A small kitchen was built3 and a beer garden added, the Armadillo became not just a great venue, but also one of the hippest places in Austin to hang out.
In 1974, a local public broadcasting executive named Bill Arhos decided that a television show could be made in the same style as the shows at the Armadillo, and he persuaded Willie Nelson to appear for just a few hundred dollars in the pilot. A year later the show was taken up by PBS for national distribution, and Austin City Limits is now one of public broadcasting's longest running programmes.
A number of artists recorded live albums at the Armadillo, notably Frank Zappa, Commander Cody, and Doug Sahm. The venue was a particular favourite of Zappa who called it 'the last really fun place to play' and often began his tours there.
By 1976 though, Eddie Wilson was becoming disillusioned with running the Armadillo and he left to start a restaurant called The Raw Deal. A few years later he went on to buy the building which had once been Threadgill's and turned it into a thriving business. Wilson's replacement, Hank Alrich was forced to lay off most of the employees, and a year later the Armadillo filed for Chapter 11 bankruptcy. The business managed to last another three years thanks to the dedication of the staff, and the now busy vegetarian restaurant which was operating out of the kitchen, but the writing was on the wall.
The Curtain Comes Down
After years of patience from the landlord he finally decided to sell up, and the building was demolished, to be replaced by a high-rise office building. Kenneth Threadgill is generally regarded as the father of the Austin music scene, but it was the Armadillo World Headquarters which shaped it and made it famous, and fittingly it was Threadgill who played the last show at the Armadillo on 31 December, 1980 (billed as 'One Last Rip-Snortin' Good Night), along with Commander Cody and His Lost Planet Airmen (again), Maria Muldaur, local western swing band Asleep At The Wheel, and Austin magician/comedian Turk Pipkin.
The role of the Armadillo World Headquarters in the Austin music scene is undeniable, and some say that it drew so many people to Austin that it was a victim of its own success. From being a sleepy little backwater which also happened to be the capital city of Texas, the population of Austin steadily grew and property prices began to rise, forcing many of the 'starving artists' which the Armadillo relied upon for its workforce, its audience, and sometimes for its talent, to move on.
The closure of the Armadillo may have been the end of an era, but it was by no means the end of Austin music, which thrives to this day. Many of the artists who came to Austin during that decade have remained, and continue to contribute to the musical life of the city playing venues, many of which owe their existence to Eddie Wilson's desire to have a place to hear the sort of music he liked.
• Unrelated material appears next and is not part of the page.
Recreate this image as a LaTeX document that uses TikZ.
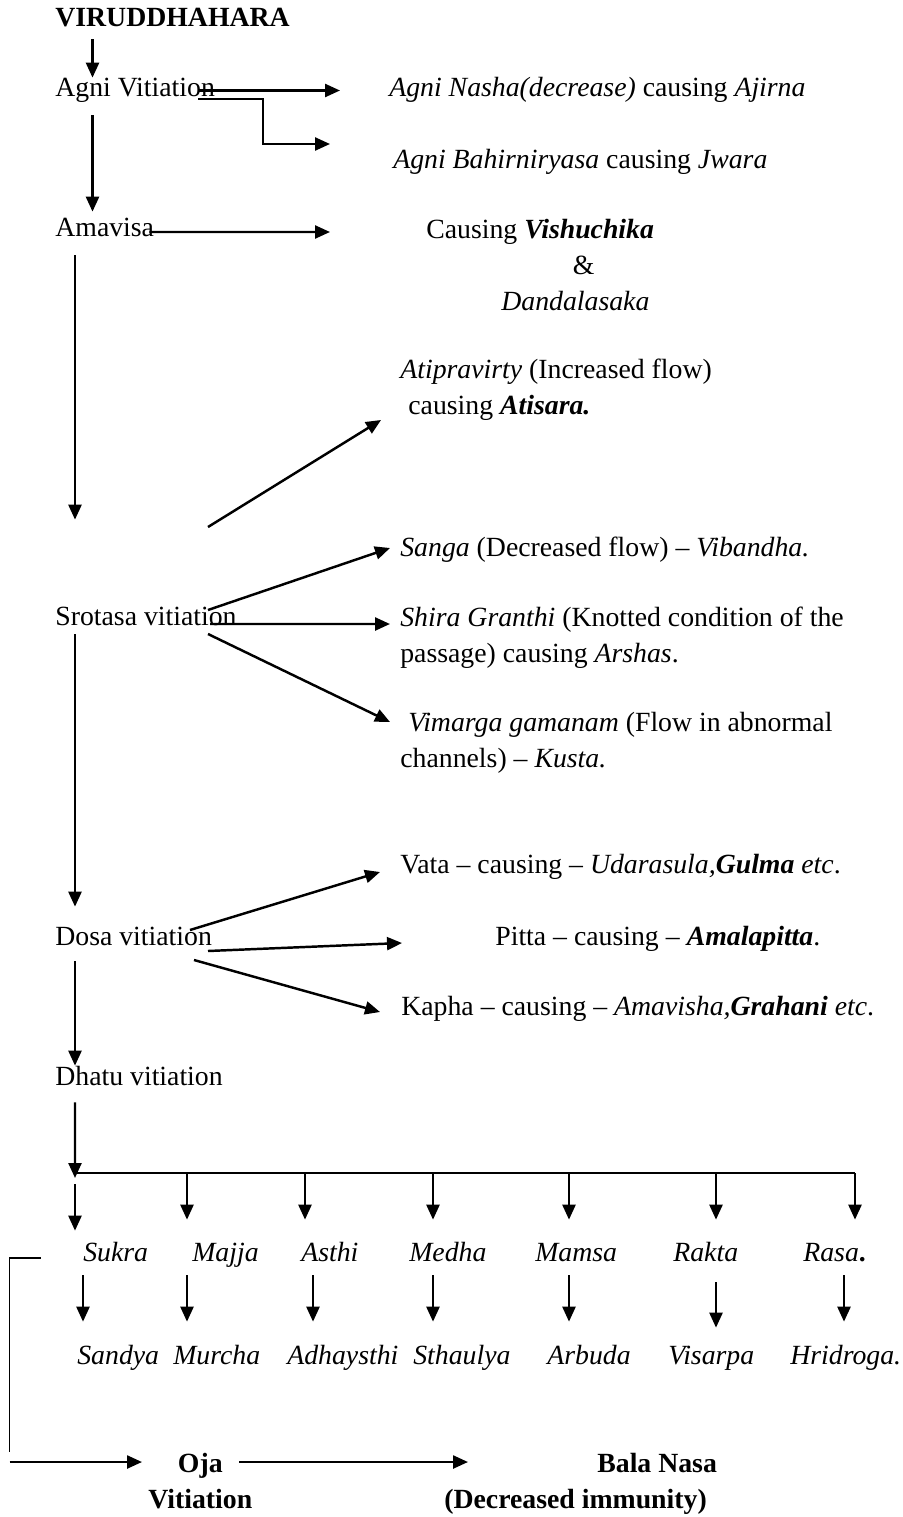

The Armadillo Christmas Bazaar
In 1976 it was decided to hold a Christmas Bazaar at the Armadillo as a way to ensure a little extra income, and to give an indoor space to the regular stallholders who sold their wares at the Austin Renaissance Market on 23rd Street, near the University of Texas campus. It was originally planned that the Bazaar should last two days - 17 and 18 December, but it was such a success that three more days were added on the following weekend4. Attendance mushroomed in subsequent years, and after the Armadillo was demolished, the Bazaar continued, moving first to an unused building in south Austin, and then to the Austin Opera House. In 1995 it moved again, this time to the Austin Music Hall at Third and Nueces Streets, where it has been held ever since.